What I'm pointing out here is that we need to remember that the Baraboo Hills sit atop a deposit of iron ore similar to what is at the heart of controversial, and now-suspended open-pit iron ore mining plan in the Penokee Hills in Iron and Ashland Counties.

And while that plan has been shelved, for now, the sweetheart, pro-iron-mining bill with relaxed environmental regulation that would have enabled the mine is still on the books.

A law defended vociferously by the DNR's pro-development Secretary Cathy Stepp.

More than once, as we recall this Stepp talk radio appearance when the bill was being debated.

So perhaps we should say "thanks" to the DNR for helping raise, even if inadvertantly, more awareness about what a bad lawl could do to one of the great public assets in the state.

And why that law should be stripped from the books so the Baraboo Hills and the Penokee Hills don't turn into polluting open-pit scars to which no sane person would take the "pilgrimage" pitched by the DNR:

Wisconsin State Natural Areas Program

McGilvra Woods (No. 206)

McGilvra Woods
Photo by Thomas A. Meyer


Sauk County.

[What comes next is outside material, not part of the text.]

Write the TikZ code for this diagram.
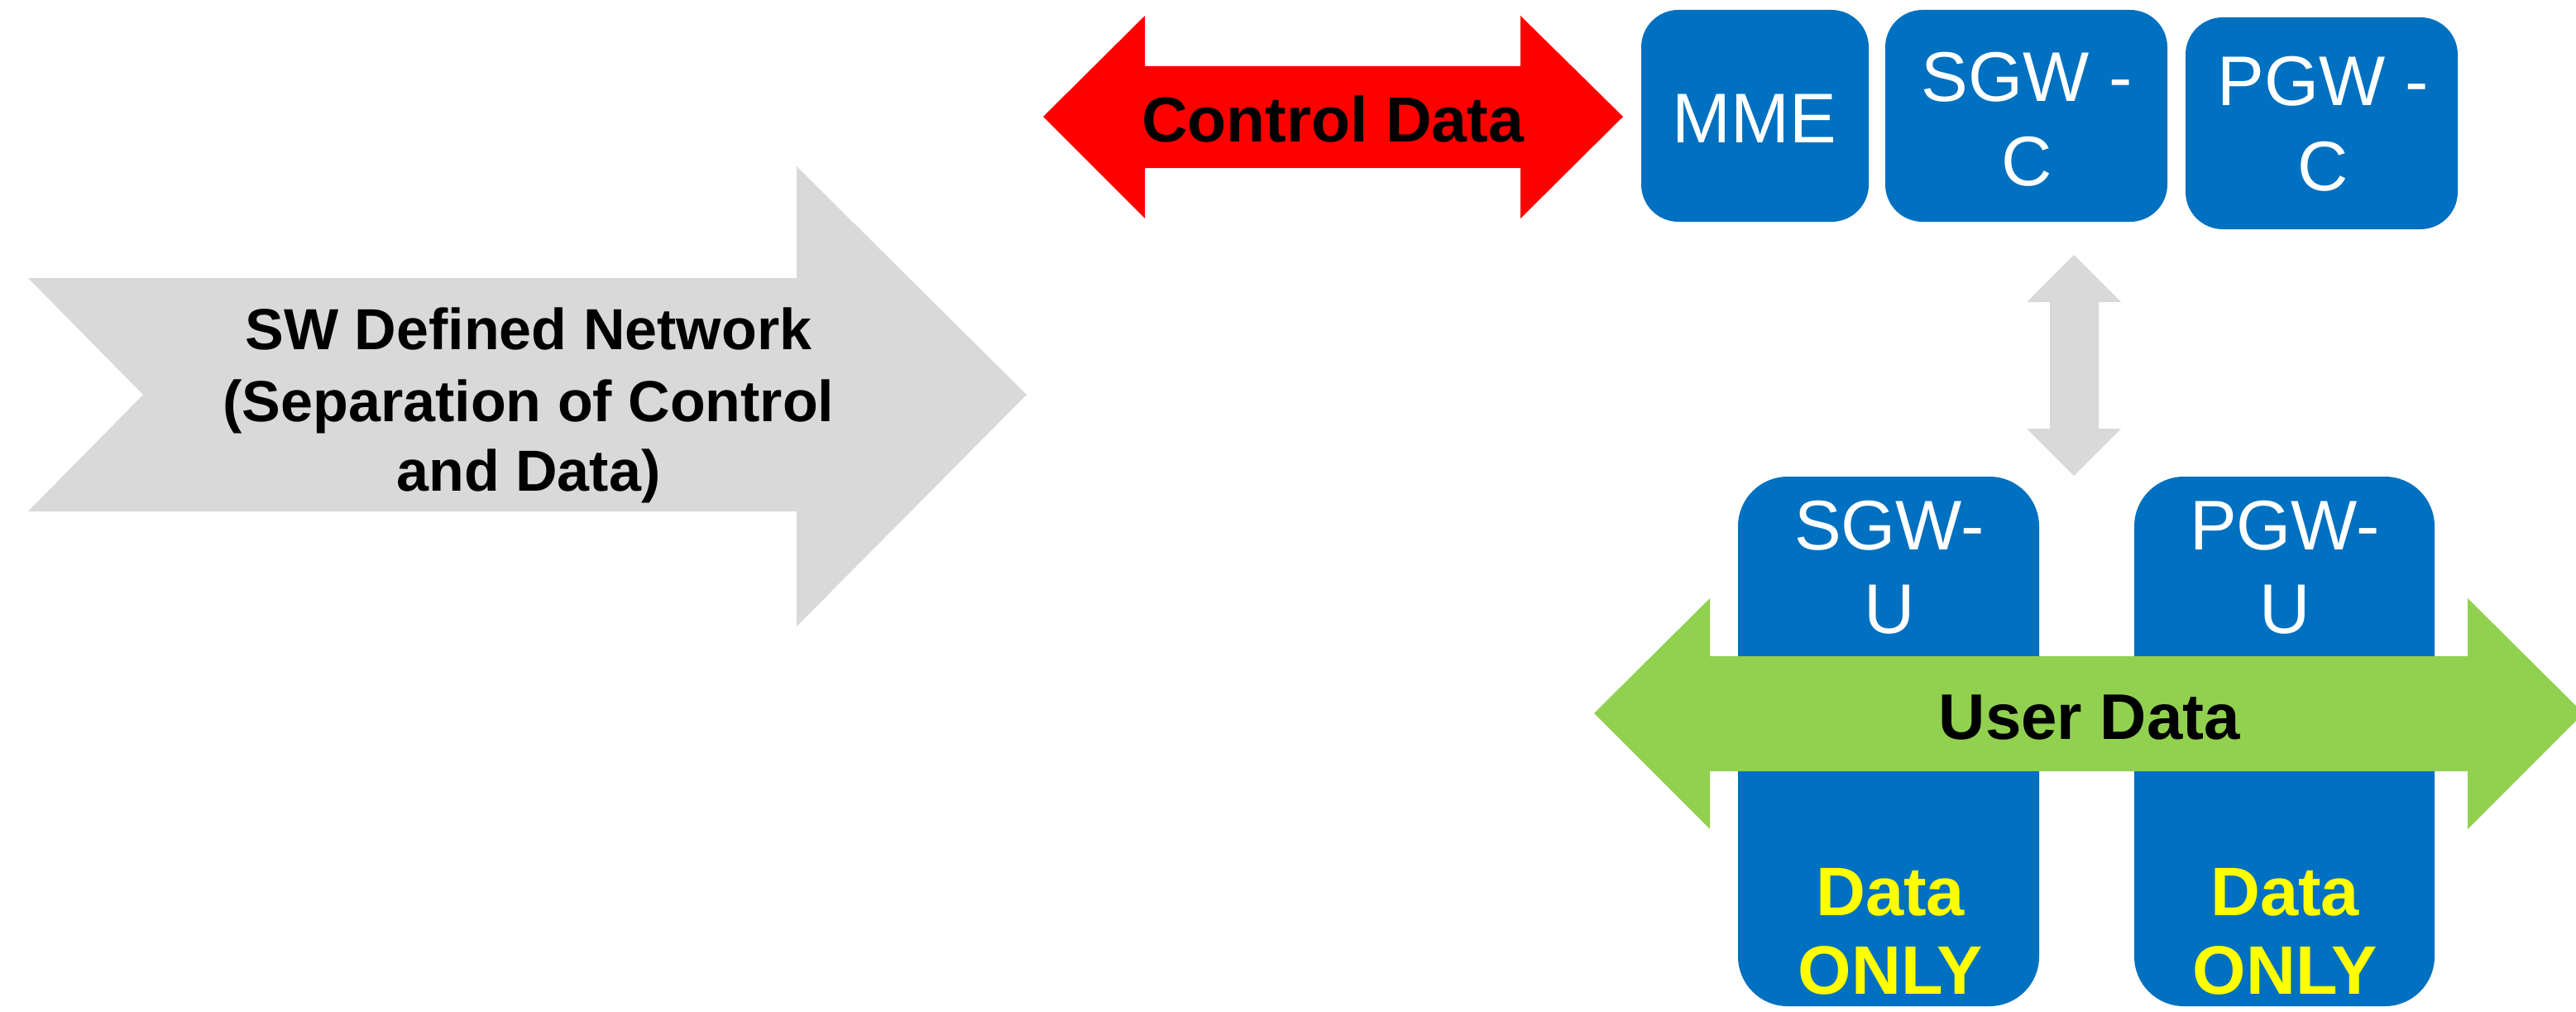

T11N-R6E, Section 8, 14. 74 acres.


McGilvra Woods is one of the richest southern mesic forests in southwestern Wisconsin and noted for its display of spring wildflowers. The forest is situated on a gentle to moderate northwest slope at the edge of the Baraboo Hills with a knob of exposed sandstone bedrock found near the southeast corner of the site. Sugar maple and basswood dominate the woods with black cherry, red oak, white ash, yellowbud hickory, bigtooth aspen, and white oak. The trees are medium-aged, but the site is intact and with protection could become an old mesic forest. The sparse shrub layer contains eastern prickly gooseberry, common elderberry, and alternate-leaved dogwood. The groundlayer flora is rich in spring ephemerals and contains more than 110 species including the rare cuckoo flower (Cardamine pratensis) along with uncommon plants such as leatherwood and putty root orchid. Showy species include spring-beauty, toothwort, woodland phlox, wild geranium, hepatica, May-apple, Virginia waterleaf, bellwort, nodding trillium, and several orchids. McGilvra Woods is owned by the DNR and was designated a State Natural Area in 1986.

1 comment:

Anonymous said...

Apparently Stepp feels free to show more of her true colors, although lightly camouflaged slightly by the standard lies ("... these cuts/sales will provide freedom ... etc").

Why would anyone believe Stepp would change after 40 years or whatever? She has ALWAYS been an anti-environment, anti-DNR utilitarian, interested only in financial or now political benefit for herself. Thats it. She just changed the verbiage a little to "fit in", to a light extent, with the Secretarys perceived required personna. That need has lessened.